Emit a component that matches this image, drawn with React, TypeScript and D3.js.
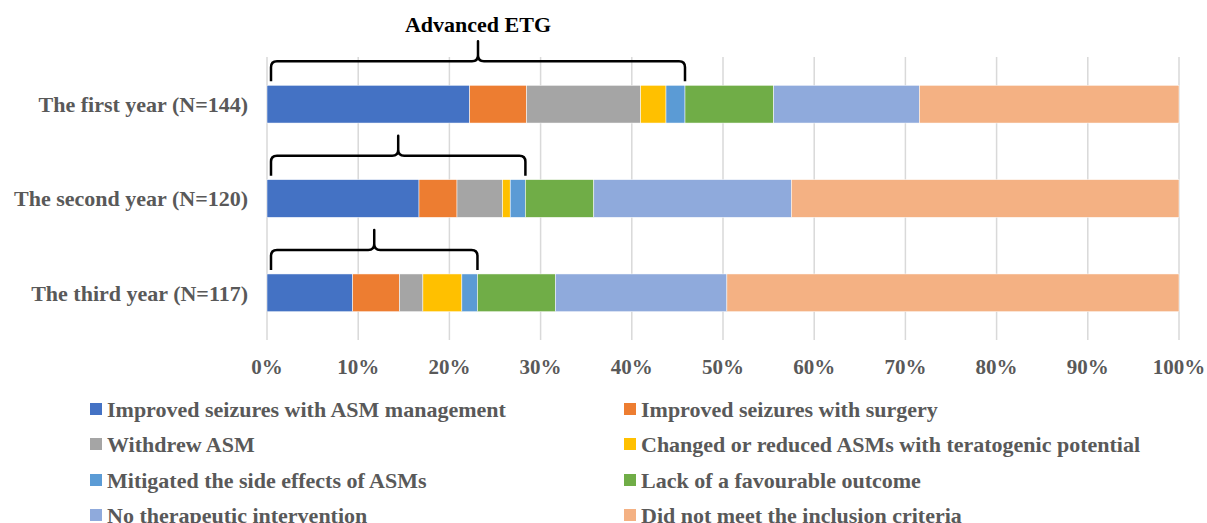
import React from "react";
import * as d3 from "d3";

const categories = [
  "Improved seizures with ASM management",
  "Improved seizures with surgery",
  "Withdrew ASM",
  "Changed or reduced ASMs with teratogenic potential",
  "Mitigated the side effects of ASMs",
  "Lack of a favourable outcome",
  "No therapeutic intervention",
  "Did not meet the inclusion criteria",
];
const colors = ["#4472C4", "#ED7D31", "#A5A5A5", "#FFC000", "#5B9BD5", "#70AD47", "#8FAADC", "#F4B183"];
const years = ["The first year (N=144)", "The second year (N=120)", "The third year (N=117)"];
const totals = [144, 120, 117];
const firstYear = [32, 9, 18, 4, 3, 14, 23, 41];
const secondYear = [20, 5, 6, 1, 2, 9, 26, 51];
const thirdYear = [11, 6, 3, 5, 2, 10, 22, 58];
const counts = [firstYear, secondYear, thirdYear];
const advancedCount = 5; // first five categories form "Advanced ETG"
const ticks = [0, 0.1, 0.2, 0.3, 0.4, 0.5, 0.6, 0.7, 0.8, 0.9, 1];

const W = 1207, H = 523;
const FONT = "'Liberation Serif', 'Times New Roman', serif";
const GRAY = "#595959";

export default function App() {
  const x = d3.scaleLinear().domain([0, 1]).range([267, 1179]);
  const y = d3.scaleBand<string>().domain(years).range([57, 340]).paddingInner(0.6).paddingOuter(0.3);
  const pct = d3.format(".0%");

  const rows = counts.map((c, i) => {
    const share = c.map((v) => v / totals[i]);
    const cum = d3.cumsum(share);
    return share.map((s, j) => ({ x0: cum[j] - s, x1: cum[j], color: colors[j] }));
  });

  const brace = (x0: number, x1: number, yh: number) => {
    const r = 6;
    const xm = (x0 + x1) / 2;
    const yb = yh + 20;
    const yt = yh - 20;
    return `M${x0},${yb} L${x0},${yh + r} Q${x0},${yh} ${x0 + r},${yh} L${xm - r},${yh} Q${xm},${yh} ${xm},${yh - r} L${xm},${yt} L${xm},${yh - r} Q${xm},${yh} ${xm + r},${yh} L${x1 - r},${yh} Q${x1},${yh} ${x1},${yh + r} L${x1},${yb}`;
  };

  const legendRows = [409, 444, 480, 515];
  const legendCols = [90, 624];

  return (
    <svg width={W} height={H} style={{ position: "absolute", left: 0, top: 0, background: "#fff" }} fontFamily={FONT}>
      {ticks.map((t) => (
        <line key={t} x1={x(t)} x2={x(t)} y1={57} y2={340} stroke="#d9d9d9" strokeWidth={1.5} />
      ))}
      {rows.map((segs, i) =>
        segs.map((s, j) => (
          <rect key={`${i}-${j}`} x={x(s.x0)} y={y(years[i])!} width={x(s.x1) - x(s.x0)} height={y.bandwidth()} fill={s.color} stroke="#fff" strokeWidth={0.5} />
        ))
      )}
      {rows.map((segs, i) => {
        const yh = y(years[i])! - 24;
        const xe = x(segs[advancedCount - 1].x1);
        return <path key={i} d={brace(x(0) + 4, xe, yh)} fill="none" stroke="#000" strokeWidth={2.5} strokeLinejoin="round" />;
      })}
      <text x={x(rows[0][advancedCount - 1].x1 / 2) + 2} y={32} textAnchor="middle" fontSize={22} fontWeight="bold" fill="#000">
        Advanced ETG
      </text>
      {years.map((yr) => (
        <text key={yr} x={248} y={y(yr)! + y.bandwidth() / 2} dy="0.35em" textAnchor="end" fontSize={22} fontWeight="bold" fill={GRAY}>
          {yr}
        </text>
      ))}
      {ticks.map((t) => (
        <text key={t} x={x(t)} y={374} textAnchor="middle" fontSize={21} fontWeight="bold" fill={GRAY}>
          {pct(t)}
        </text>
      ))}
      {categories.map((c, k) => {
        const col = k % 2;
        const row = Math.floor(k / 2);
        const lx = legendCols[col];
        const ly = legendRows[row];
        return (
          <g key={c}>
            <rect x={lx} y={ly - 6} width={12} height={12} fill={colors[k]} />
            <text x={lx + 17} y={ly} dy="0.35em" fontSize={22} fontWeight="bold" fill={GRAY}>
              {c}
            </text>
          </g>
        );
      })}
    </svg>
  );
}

Given instruction: Return each line of the data, keeping its wording exact and omitting pictures.

Response for this exercise:
Emit a component that matches this image, drawn with React, TypeScript and D3.js.
import React from "react";
import * as d3 from "d3";

const categories = [
  "Improved seizures with ASM management",
  "Improved seizures with surgery",
  "Withdrew ASM",
  "Changed or reduced ASMs with teratogenic potential",
  "Mitigated the side effects of ASMs",
  "Lack of a favourable outcome",
  "No therapeutic intervention",
  "Did not meet the inclusion criteria",
];
const colors = ["#4472C4", "#ED7D31", "#A5A5A5", "#FFC000", "#5B9BD5", "#70AD47", "#8FAADC", "#F4B183"];
const years = ["The first year (N=144)", "The second year (N=120)", "The third year (N=117)"];
const totals = [144, 120, 117];
const firstYear = [32, 9, 18, 4, 3, 14, 23, 41];
const secondYear = [20, 5, 6, 1, 2, 9, 26, 51];
const thirdYear = [11, 6, 3, 5, 2, 10, 22, 58];
const counts = [firstYear, secondYear, thirdYear];
const advancedCount = 5; // first five categories form "Advanced ETG"
const ticks = [0, 0.1, 0.2, 0.3, 0.4, 0.5, 0.6, 0.7, 0.8, 0.9, 1];

const W = 1207, H = 523;
const FONT = "'Liberation Serif', 'Times New Roman', serif";
const GRAY = "#595959";

export default function App() {
  const x = d3.scaleLinear().domain([0, 1]).range([267, 1179]);
  const y = d3.scaleBand<string>().domain(years).range([57, 340]).paddingInner(0.6).paddingOuter(0.3);
  const pct = d3.format(".0%");

  const rows = counts.map((c, i) => {
    const share = c.map((v) => v / totals[i]);
    const cum = d3.cumsum(share);
    return share.map((s, j) => ({ x0: cum[j] - s, x1: cum[j], color: colors[j] }));
  });

  const brace = (x0: number, x1: number, yh: number) => {
    const r = 6;
    const xm = (x0 + x1) / 2;
    const yb = yh + 20;
    const yt = yh - 20;
    return `M${x0},${yb} L${x0},${yh + r} Q${x0},${yh} ${x0 + r},${yh} L${xm - r},${yh} Q${xm},${yh} ${xm},${yh - r} L${xm},${yt} L${xm},${yh - r} Q${xm},${yh} ${xm + r},${yh} L${x1 - r},${yh} Q${x1},${yh} ${x1},${yh + r} L${x1},${yb}`;
  };

  const legendRows = [409, 444, 480, 515];
  const legendCols = [90, 624];

  return (
    <svg width={W} height={H} style={{ position: "absolute", left: 0, top: 0, background: "#fff" }} fontFamily={FONT}>
      {ticks.map((t) => (
        <line key={t} x1={x(t)} x2={x(t)} y1={57} y2={340} stroke="#d9d9d9" strokeWidth={1.5} />
      ))}
      {rows.map((segs, i) =>
        segs.map((s, j) => (
          <rect key={`${i}-${j}`} x={x(s.x0)} y={y(years[i])!} width={x(s.x1) - x(s.x0)} height={y.bandwidth()} fill={s.color} stroke="#fff" strokeWidth={0.5} />
        ))
      )}
      {rows.map((segs, i) => {
        const yh = y(years[i])! - 24;
        const xe = x(segs[advancedCount - 1].x1);
        return <path key={i} d={brace(x(0) + 4, xe, yh)} fill="none" stroke="#000" strokeWidth={2.5} strokeLinejoin="round" />;
      })}
      <text x={x(rows[0][advancedCount - 1].x1 / 2) + 2} y={32} textAnchor="middle" fontSize={22} fontWeight="bold" fill="#000">
        Advanced ETG
      </text>
      {years.map((yr) => (
        <text key={yr} x={248} y={y(yr)! + y.bandwidth() / 2} dy="0.35em" textAnchor="end" fontSize={22} fontWeight="bold" fill={GRAY}>
          {yr}
        </text>
      ))}
      {ticks.map((t) => (
        <text key={t} x={x(t)} y={374} textAnchor="middle" fontSize={21} fontWeight="bold" fill={GRAY}>
          {pct(t)}
        </text>
      ))}
      {categories.map((c, k) => {
        const col = k % 2;
        const row = Math.floor(k / 2);
        const lx = legendCols[col];
        const ly = legendRows[row];
        return (
          <g key={c}>
            <rect x={lx} y={ly - 6} width={12} height={12} fill={colors[k]} />
            <text x={lx + 17} y={ly} dy="0.35em" fontSize={22} fontWeight="bold" fill={GRAY}>
              {c}
            </text>
          </g>
        );
      })}
    </svg>
  );
}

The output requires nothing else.